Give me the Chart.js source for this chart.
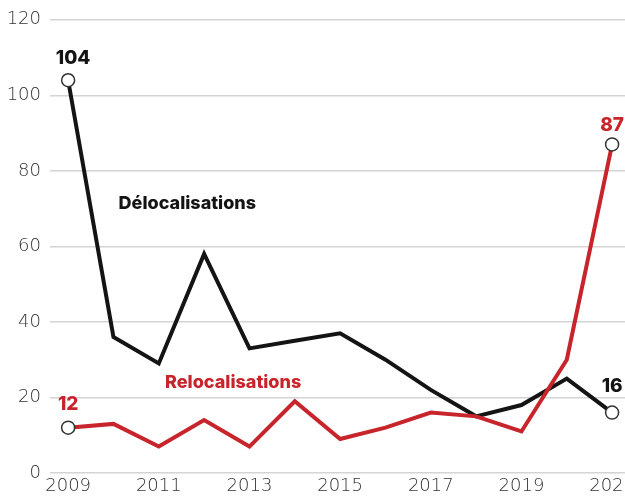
<!DOCTYPE html>
<html>
<head>
<meta charset="utf-8">
<script src="https://cdn.jsdelivr.net/npm/chart.js@4"></script>
<style>
  html, body { margin: 0; padding: 0; background: #fff; overflow: hidden; }
  #wrap { width: 660px; height: 499px; position: relative; }
</style>
</head>
<body>
<div id="wrap"><canvas id="chart"></canvas></div>
<script>
const years = [2009, 2010, 2011, 2012, 2013, 2014, 2015, 2016, 2017, 2018, 2019, 2020, 2021];
const delocalisations = [104, 36, 29, 58, 33, 35, 37, 30, 22, 15, 18, 25, 16];
const relocalisations = [12, 13, 7, 14, 7, 19, 9, 12, 16, 15, 11, 30, 87];
const xTickYears = [2009, 2011, 2013, 2015, 2017, 2019, 2021];
const yTicks = [0, 20, 40, 60, 80, 100, 120];

const BLACK = "#141414";
const RED = "#c8242b";

// white circles only on first and last point
const endRadius = years.map((y, i) => (i === 0 || i === years.length - 1) ? 6.5 : 0);

const toPoints = arr => arr.map((v, i) => ({ x: years[i], y: v }));

const labelsPlugin = {
  id: "labels",
  afterDatasetsDraw(chart) {
    const ctx = chart.ctx;
    const xs = chart.scales.x, ys = chart.scales.y;
    ctx.save();
    ctx.textBaseline = "middle";

    // end values
    ctx.font = "800 19px Inter";
    const last = years.length - 1;
    ctx.textAlign = "center";
    ctx.fillStyle = BLACK;
    ctx.fillText(String(delocalisations[0]), xs.getPixelForValue(years[0]) + 5, ys.getPixelForValue(delocalisations[0]) - 22);
    ctx.fillStyle = RED;
    ctx.fillText(String(relocalisations[0]), xs.getPixelForValue(years[0]), ys.getPixelForValue(relocalisations[0]) - 23);
    ctx.fillText(String(relocalisations[last]), xs.getPixelForValue(years[last]), ys.getPixelForValue(relocalisations[last]) - 19);
    ctx.fillStyle = BLACK;
    ctx.fillText(String(delocalisations[last]), xs.getPixelForValue(years[last]), ys.getPixelForValue(delocalisations[last]) - 26);

    // series names
    ctx.font = "800 18px Inter";
    ctx.fillStyle = BLACK;
    ctx.fillText("Délocalisations", xs.getPixelForValue(2011.63), ys.getPixelForValue(71.3));
    ctx.fillStyle = RED;
    ctx.fillText("Relocalisations", xs.getPixelForValue(2012.64), ys.getPixelForValue(24));
    ctx.restore();
  }
};

new Chart(document.getElementById("chart").getContext("2d"), {
  type: "line",
  data: {
    datasets: [
      {
        label: "Relocalisations",
        data: toPoints(relocalisations),
        borderColor: RED,
        borderWidth: 4,
        pointRadius: endRadius,
        pointBackgroundColor: "#fff",
        pointBorderColor: "#333",
        pointBorderWidth: 1.5,
        tension: 0,
        clip: false
      },
      {
        label: "Délocalisations",
        data: toPoints(delocalisations),
        borderColor: BLACK,
        borderWidth: 4,
        pointRadius: endRadius,
        pointBackgroundColor: "#fff",
        pointBorderColor: "#333",
        pointBorderWidth: 1.5,
        tension: 0,
        clip: false
      }
    ]
  },
  options: {
    responsive: true,
    maintainAspectRatio: false,
    animation: false,
    layout: { padding: { top: 17, left: 0, right: 0, bottom: 0 } },
    plugins: { legend: { display: false }, tooltip: { enabled: false } },
    scales: {
      x: {
        type: "linear",
        min: 2008.6,
        max: 2021.88,
        grid: { display: false, drawTicks: false },
        border: { display: false },
        afterBuildTicks: s => { s.ticks = xTickYears.map(v => ({ value: v })); },
        afterFit: s => { s.height = 26; },
        ticks: {
          autoSkip: false,
          maxRotation: 0,
          padding: 3,
          color: "#333",
          font: { family: "'DejaVu Sans'", size: 18, weight: "200" },
          callback: v => String(v)
        }
      },
      y: {
        min: 0,
        max: 120,
        afterBuildTicks: s => { s.ticks = yTicks.map(v => ({ value: v })); },
        afterFit: s => { s.width = 50; },
        grid: { color: "#d4d4d4", lineWidth: 1.5, drawTicks: false },
        border: { display: false },
        ticks: {
          padding: 9,
          color: "#333",
          font: { family: "'DejaVu Sans'", size: 18, weight: "200" }
        }
      }
    }
  },
  plugins: [labelsPlugin]
});
</script>
</body>
</html>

• **TASK OBJECTIVE**:
Give the material again exactly as it is, but keep the pictures out.

• **ANSWER TO THE EXERCISE**:
Give me the Chart.js source for this chart.
<!DOCTYPE html>
<html>
<head>
<meta charset="utf-8">
<script src="https://cdn.jsdelivr.net/npm/chart.js@4"></script>
<style>
  html, body { margin: 0; padding: 0; background: #fff; overflow: hidden; }
  #wrap { width: 660px; height: 499px; position: relative; }
</style>
</head>
<body>
<div id="wrap"><canvas id="chart"></canvas></div>
<script>
const years = [2009, 2010, 2011, 2012, 2013, 2014, 2015, 2016, 2017, 2018, 2019, 2020, 2021];
const delocalisations = [104, 36, 29, 58, 33, 35, 37, 30, 22, 15, 18, 25, 16];
const relocalisations = [12, 13, 7, 14, 7, 19, 9, 12, 16, 15, 11, 30, 87];
const xTickYears = [2009, 2011, 2013, 2015, 2017, 2019, 2021];
const yTicks = [0, 20, 40, 60, 80, 100, 120];

const BLACK = "#141414";
const RED = "#c8242b";

// white circles only on first and last point
const endRadius = years.map((y, i) => (i === 0 || i === years.length - 1) ? 6.5 : 0);

const toPoints = arr => arr.map((v, i) => ({ x: years[i], y: v }));

const labelsPlugin = {
  id: "labels",
  afterDatasetsDraw(chart) {
    const ctx = chart.ctx;
    const xs = chart.scales.x, ys = chart.scales.y;
    ctx.save();
    ctx.textBaseline = "middle";

    // end values
    ctx.font = "800 19px Inter";
    const last = years.length - 1;
    ctx.textAlign = "center";
    ctx.fillStyle = BLACK;
    ctx.fillText(String(delocalisations[0]), xs.getPixelForValue(years[0]) + 5, ys.getPixelForValue(delocalisations[0]) - 22);
    ctx.fillStyle = RED;
    ctx.fillText(String(relocalisations[0]), xs.getPixelForValue(years[0]), ys.getPixelForValue(relocalisations[0]) - 23);
    ctx.fillText(String(relocalisations[last]), xs.getPixelForValue(years[last]), ys.getPixelForValue(relocalisations[last]) - 19);
    ctx.fillStyle = BLACK;
    ctx.fillText(String(delocalisations[last]), xs.getPixelForValue(years[last]), ys.getPixelForValue(delocalisations[last]) - 26);

    // series names
    ctx.font = "800 18px Inter";
    ctx.fillStyle = BLACK;
    ctx.fillText("Délocalisations", xs.getPixelForValue(2011.63), ys.getPixelForValue(71.3));
    ctx.fillStyle = RED;
    ctx.fillText("Relocalisations", xs.getPixelForValue(2012.64), ys.getPixelForValue(24));
    ctx.restore();
  }
};

new Chart(document.getElementById("chart").getContext("2d"), {
  type: "line",
  data: {
    datasets: [
      {
        label: "Relocalisations",
        data: toPoints(relocalisations),
        borderColor: RED,
        borderWidth: 4,
        pointRadius: endRadius,
        pointBackgroundColor: "#fff",
        pointBorderColor: "#333",
        pointBorderWidth: 1.5,
        tension: 0,
        clip: false
      },
      {
        label: "Délocalisations",
        data: toPoints(delocalisations),
        borderColor: BLACK,
        borderWidth: 4,
        pointRadius: endRadius,
        pointBackgroundColor: "#fff",
        pointBorderColor: "#333",
        pointBorderWidth: 1.5,
        tension: 0,
        clip: false
      }
    ]
  },
  options: {
    responsive: true,
    maintainAspectRatio: false,
    animation: false,
    layout: { padding: { top: 17, left: 0, right: 0, bottom: 0 } },
    plugins: { legend: { display: false }, tooltip: { enabled: false } },
    scales: {
      x: {
        type: "linear",
        min: 2008.6,
        max: 2021.88,
        grid: { display: false, drawTicks: false },
        border: { display: false },
        afterBuildTicks: s => { s.ticks = xTickYears.map(v => ({ value: v })); },
        afterFit: s => { s.height = 26; },
        ticks: {
          autoSkip: false,
          maxRotation: 0,
          padding: 3,
          color: "#333",
          font: { family: "'DejaVu Sans'", size: 18, weight: "200" },
          callback: v => String(v)
        }
      },
      y: {
        min: 0,
        max: 120,
        afterBuildTicks: s => { s.ticks = yTicks.map(v => ({ value: v })); },
        afterFit: s => { s.width = 50; },
        grid: { color: "#d4d4d4", lineWidth: 1.5, drawTicks: false },
        border: { display: false },
        ticks: {
          padding: 9,
          color: "#333",
          font: { family: "'DejaVu Sans'", size: 18, weight: "200" }
        }
      }
    }
  },
  plugins: [labelsPlugin]
});
</script>
</body>
</html>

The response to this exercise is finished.